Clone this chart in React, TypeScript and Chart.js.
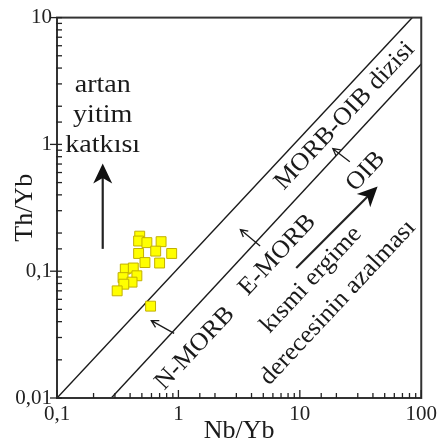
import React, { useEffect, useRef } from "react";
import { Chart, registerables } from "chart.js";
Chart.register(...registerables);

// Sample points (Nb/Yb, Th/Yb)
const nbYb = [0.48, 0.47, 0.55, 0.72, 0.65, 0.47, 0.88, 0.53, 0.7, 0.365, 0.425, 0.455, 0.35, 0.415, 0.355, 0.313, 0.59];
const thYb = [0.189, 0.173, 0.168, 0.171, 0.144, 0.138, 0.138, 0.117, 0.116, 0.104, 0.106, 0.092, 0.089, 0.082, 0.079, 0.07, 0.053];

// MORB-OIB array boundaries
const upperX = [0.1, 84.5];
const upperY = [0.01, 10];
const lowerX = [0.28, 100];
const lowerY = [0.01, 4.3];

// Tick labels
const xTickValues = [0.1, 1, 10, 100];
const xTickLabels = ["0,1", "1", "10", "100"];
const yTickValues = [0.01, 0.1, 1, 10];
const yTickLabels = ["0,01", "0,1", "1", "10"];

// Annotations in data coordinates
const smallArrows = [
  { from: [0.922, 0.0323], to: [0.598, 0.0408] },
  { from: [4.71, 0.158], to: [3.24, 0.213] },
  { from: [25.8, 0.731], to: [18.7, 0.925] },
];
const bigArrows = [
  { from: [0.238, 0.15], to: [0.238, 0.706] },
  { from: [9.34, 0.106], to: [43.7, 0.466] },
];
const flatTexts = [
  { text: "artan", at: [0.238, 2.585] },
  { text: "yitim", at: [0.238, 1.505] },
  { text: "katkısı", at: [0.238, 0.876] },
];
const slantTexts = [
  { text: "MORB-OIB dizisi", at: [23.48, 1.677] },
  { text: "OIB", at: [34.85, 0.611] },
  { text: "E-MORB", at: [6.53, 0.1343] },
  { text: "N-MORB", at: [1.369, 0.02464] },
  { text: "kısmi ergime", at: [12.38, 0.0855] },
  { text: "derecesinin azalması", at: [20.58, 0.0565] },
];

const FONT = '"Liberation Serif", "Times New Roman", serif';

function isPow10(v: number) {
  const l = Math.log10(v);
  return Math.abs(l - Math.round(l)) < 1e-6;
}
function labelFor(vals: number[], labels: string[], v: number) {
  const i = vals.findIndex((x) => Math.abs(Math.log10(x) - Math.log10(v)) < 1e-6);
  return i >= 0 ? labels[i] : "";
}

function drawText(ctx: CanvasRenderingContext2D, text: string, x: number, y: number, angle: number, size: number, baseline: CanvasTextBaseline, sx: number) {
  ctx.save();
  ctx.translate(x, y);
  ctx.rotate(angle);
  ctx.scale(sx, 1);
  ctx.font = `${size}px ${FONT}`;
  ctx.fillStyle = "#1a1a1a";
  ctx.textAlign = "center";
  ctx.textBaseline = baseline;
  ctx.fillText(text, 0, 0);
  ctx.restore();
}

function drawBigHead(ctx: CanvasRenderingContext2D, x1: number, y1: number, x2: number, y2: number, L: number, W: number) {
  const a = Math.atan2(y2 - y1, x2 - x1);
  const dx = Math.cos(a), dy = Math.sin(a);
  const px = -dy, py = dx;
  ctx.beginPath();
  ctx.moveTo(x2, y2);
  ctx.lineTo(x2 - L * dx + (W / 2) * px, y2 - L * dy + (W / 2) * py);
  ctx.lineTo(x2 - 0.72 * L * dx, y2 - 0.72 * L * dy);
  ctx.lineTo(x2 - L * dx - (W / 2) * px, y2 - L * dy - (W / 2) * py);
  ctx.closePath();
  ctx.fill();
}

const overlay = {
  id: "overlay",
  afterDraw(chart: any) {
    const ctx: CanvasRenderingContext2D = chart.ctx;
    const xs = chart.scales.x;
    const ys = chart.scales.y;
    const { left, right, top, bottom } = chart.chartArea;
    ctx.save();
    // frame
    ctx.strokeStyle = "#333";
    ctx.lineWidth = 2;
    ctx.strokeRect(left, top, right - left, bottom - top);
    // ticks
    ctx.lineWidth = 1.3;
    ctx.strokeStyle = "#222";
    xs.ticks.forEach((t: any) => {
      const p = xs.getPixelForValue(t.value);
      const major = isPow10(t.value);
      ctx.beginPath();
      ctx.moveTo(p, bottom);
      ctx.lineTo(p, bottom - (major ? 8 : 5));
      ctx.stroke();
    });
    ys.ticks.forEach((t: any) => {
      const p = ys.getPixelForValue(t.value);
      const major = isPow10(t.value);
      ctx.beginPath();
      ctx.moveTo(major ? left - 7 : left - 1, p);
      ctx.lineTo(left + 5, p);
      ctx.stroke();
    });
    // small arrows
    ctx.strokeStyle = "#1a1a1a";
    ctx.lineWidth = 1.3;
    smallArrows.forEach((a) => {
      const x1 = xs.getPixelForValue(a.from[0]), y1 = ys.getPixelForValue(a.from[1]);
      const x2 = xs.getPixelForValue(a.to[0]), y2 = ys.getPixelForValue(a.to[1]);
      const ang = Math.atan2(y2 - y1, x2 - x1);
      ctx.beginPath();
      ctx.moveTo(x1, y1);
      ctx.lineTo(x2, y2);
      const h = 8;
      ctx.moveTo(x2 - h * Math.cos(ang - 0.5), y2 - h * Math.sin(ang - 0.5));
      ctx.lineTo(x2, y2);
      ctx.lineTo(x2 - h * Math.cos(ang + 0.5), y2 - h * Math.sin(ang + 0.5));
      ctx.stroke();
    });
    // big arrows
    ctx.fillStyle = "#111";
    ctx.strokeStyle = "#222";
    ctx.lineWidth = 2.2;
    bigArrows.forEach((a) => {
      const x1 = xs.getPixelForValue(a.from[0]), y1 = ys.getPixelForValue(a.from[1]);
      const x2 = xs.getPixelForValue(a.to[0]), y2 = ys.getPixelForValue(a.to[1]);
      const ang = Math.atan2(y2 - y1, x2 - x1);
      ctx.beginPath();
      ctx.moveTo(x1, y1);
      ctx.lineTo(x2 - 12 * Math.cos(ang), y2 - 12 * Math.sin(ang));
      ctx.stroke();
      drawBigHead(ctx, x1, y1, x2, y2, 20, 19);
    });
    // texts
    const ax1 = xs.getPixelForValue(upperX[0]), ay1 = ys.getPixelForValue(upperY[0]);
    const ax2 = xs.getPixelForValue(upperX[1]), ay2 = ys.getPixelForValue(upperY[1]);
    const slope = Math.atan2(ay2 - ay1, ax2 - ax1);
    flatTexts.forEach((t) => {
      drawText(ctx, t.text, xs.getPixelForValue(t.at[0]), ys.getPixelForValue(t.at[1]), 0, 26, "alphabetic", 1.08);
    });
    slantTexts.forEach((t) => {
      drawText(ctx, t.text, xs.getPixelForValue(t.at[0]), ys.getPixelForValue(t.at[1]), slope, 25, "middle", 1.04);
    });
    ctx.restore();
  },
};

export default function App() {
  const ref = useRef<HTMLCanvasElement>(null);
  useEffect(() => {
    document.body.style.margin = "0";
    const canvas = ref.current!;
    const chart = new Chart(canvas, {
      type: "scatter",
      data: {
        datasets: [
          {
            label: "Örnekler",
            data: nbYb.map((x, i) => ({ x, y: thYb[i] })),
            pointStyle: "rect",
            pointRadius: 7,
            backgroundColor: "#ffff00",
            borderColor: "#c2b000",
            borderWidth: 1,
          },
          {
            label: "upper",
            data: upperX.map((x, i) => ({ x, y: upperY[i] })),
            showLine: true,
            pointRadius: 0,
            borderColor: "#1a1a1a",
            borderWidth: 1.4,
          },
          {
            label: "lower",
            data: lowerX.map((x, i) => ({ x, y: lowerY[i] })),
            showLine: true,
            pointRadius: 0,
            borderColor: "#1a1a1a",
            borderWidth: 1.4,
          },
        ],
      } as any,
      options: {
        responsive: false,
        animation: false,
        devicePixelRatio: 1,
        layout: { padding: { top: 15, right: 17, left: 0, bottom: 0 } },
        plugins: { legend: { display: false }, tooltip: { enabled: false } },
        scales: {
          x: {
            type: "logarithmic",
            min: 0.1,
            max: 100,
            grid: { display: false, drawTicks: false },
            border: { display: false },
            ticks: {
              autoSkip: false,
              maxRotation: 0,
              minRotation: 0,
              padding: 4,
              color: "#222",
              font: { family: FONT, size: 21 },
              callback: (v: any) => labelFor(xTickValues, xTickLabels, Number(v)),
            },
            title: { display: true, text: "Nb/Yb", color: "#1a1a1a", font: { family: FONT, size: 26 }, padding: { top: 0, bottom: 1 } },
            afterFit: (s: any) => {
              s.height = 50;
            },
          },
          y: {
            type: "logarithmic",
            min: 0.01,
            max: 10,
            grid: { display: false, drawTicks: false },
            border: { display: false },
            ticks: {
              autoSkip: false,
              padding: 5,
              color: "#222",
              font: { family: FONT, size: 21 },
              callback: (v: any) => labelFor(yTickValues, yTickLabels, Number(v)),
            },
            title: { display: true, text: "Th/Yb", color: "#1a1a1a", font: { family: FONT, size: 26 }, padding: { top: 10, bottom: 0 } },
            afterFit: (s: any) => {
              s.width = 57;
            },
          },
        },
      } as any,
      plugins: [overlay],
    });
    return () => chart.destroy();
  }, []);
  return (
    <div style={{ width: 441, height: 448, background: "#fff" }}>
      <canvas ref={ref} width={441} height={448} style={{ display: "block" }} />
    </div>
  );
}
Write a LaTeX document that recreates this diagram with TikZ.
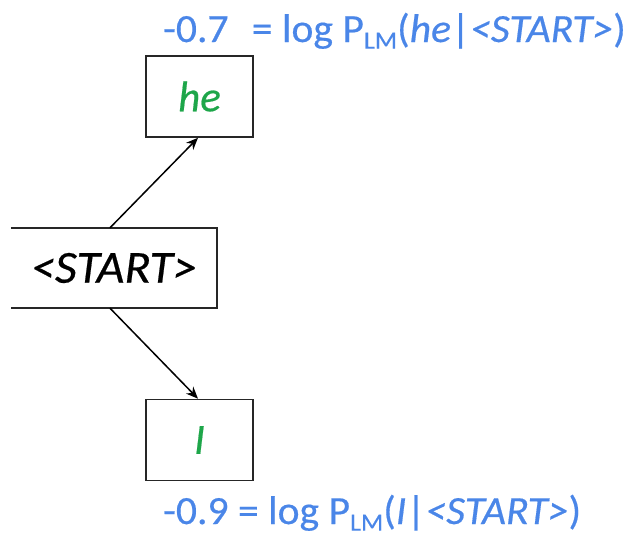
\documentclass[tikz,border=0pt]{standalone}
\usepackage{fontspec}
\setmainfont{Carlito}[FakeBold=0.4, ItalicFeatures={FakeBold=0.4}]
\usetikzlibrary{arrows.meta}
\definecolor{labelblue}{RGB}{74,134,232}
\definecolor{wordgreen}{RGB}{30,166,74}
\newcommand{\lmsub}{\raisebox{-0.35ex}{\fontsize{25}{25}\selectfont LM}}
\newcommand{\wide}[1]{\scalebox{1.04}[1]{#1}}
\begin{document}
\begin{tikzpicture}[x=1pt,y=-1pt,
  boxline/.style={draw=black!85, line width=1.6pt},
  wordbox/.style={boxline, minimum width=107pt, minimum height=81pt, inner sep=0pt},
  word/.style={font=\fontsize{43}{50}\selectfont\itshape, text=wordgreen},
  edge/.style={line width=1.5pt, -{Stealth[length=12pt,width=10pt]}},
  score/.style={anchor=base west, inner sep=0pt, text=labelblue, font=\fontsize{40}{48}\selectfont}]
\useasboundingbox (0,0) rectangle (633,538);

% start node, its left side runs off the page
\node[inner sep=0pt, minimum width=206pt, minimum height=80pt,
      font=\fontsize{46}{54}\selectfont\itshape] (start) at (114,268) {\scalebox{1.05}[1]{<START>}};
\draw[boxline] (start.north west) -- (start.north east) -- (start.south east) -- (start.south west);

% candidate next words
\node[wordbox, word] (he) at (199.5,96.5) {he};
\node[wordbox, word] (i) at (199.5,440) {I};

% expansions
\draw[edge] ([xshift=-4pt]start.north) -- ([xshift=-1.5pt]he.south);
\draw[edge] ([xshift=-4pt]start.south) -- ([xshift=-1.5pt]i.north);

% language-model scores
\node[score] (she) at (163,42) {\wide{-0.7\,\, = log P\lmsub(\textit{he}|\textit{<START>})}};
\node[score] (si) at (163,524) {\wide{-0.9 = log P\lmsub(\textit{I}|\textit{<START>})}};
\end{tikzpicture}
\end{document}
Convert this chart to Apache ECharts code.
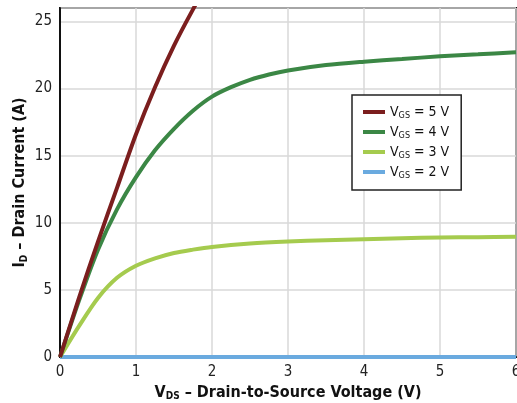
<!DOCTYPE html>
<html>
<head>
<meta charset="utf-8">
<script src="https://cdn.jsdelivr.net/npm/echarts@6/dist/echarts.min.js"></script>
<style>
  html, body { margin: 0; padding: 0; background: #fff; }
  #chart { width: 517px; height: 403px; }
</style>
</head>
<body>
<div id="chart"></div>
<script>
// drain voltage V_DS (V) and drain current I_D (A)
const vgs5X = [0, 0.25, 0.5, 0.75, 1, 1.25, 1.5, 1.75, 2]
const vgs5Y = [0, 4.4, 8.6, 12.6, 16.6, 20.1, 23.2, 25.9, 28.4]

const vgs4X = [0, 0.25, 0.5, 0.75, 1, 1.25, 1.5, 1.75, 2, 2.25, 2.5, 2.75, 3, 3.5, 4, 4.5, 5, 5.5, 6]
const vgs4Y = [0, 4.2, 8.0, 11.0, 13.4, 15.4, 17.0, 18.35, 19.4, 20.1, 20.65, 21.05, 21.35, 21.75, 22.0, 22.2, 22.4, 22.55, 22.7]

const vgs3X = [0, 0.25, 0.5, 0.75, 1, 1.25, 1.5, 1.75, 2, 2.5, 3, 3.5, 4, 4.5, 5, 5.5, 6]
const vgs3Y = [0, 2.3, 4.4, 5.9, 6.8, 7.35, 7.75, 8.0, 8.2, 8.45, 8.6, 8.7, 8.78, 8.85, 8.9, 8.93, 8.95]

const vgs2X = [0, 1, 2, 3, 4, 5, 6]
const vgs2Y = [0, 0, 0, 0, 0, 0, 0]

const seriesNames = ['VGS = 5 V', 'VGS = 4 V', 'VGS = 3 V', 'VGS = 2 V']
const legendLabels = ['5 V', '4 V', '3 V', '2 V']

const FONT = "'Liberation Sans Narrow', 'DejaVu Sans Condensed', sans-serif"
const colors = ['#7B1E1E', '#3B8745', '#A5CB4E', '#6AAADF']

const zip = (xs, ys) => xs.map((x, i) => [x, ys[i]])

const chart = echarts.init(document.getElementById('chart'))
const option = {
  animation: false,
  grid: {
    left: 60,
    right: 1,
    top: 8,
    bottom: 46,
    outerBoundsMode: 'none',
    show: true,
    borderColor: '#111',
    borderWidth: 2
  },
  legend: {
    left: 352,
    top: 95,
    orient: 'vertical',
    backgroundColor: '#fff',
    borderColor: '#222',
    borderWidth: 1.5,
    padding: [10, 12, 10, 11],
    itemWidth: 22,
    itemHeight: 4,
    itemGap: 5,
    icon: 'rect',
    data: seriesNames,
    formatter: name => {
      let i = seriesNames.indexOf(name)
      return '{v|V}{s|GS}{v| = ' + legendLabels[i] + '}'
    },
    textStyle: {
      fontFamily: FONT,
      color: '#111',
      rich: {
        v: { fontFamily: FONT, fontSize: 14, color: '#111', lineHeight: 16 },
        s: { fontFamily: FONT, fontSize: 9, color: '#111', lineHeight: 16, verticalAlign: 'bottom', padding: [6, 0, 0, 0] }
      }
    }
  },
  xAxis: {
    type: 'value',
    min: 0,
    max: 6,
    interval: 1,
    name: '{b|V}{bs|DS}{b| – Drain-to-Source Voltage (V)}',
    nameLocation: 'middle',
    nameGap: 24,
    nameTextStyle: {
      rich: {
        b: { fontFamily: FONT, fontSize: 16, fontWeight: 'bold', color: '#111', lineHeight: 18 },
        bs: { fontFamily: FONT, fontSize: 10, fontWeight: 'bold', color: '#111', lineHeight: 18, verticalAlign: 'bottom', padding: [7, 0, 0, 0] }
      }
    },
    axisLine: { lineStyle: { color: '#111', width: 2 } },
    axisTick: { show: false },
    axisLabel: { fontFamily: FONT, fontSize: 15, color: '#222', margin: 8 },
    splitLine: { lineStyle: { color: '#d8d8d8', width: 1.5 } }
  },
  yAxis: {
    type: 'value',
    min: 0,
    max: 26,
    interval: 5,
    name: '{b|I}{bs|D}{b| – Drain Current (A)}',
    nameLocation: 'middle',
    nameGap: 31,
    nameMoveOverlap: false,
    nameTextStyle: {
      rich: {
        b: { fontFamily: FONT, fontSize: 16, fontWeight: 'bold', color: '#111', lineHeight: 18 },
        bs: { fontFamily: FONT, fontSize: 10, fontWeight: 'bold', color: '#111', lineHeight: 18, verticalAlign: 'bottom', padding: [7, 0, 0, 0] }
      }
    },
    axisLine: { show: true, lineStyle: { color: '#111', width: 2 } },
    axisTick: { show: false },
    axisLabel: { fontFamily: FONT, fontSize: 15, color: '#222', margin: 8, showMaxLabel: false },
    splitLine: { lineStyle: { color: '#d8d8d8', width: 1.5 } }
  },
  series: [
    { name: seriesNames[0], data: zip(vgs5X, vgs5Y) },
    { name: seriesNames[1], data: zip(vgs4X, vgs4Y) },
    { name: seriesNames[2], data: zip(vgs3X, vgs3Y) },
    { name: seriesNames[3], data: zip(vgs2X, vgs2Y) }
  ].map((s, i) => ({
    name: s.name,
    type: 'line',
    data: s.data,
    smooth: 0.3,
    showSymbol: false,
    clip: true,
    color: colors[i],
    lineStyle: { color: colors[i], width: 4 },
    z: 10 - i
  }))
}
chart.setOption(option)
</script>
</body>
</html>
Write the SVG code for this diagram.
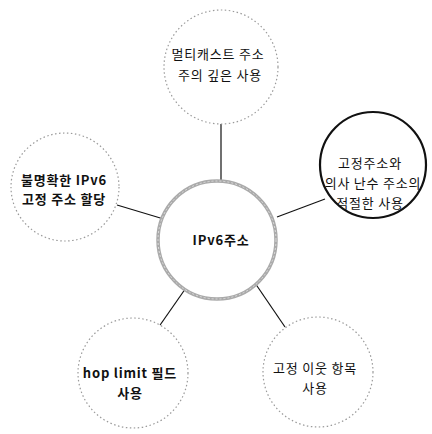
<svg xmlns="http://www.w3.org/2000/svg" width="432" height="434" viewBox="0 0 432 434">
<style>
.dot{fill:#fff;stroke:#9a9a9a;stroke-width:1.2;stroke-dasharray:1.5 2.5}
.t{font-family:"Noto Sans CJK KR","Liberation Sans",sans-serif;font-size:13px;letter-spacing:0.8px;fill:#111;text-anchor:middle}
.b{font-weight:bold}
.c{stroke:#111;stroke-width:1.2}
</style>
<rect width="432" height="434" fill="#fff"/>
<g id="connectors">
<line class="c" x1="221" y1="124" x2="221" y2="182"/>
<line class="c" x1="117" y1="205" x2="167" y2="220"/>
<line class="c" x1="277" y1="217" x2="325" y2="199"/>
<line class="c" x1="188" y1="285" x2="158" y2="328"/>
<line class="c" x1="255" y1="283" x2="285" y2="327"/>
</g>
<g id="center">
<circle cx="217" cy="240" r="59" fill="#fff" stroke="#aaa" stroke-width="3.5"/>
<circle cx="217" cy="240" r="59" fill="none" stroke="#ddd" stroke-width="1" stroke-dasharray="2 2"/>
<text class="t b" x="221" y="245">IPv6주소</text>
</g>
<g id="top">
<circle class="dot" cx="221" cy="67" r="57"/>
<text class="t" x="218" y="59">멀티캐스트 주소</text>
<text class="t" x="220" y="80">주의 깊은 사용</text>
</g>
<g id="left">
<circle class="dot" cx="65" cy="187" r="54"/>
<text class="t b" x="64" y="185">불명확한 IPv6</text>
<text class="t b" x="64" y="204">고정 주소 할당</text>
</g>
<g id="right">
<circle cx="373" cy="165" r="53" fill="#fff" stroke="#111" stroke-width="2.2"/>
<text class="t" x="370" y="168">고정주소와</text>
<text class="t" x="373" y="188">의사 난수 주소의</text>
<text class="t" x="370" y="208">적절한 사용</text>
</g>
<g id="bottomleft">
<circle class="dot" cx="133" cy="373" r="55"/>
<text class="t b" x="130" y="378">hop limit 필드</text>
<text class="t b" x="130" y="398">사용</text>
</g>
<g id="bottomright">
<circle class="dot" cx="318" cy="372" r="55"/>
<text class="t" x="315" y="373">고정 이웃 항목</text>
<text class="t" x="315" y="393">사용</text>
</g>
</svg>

§

GOAL: In the listing above, find the line with "Convert this chart to Apache ECharts code." and the line with "22.4, 22.55, 22.7]". Copy exactly those two and every line between, without the pictures.

FINISHED TASK:
Convert this chart to Apache ECharts code.
<!DOCTYPE html>
<html>
<head>
<meta charset="utf-8">
<script src="https://cdn.jsdelivr.net/npm/echarts@6/dist/echarts.min.js"></script>
<style>
  html, body { margin: 0; padding: 0; background: #fff; }
  #chart { width: 517px; height: 403px; }
</style>
</head>
<body>
<div id="chart"></div>
<script>
// drain voltage V_DS (V) and drain current I_D (A)
const vgs5X = [0, 0.25, 0.5, 0.75, 1, 1.25, 1.5, 1.75, 2]
const vgs5Y = [0, 4.4, 8.6, 12.6, 16.6, 20.1, 23.2, 25.9, 28.4]

const vgs4X = [0, 0.25, 0.5, 0.75, 1, 1.25, 1.5, 1.75, 2, 2.25, 2.5, 2.75, 3, 3.5, 4, 4.5, 5, 5.5, 6]
const vgs4Y = [0, 4.2, 8.0, 11.0, 13.4, 15.4, 17.0, 18.35, 19.4, 20.1, 20.65, 21.05, 21.35, 21.75, 22.0, 22.2, 22.4, 22.55, 22.7]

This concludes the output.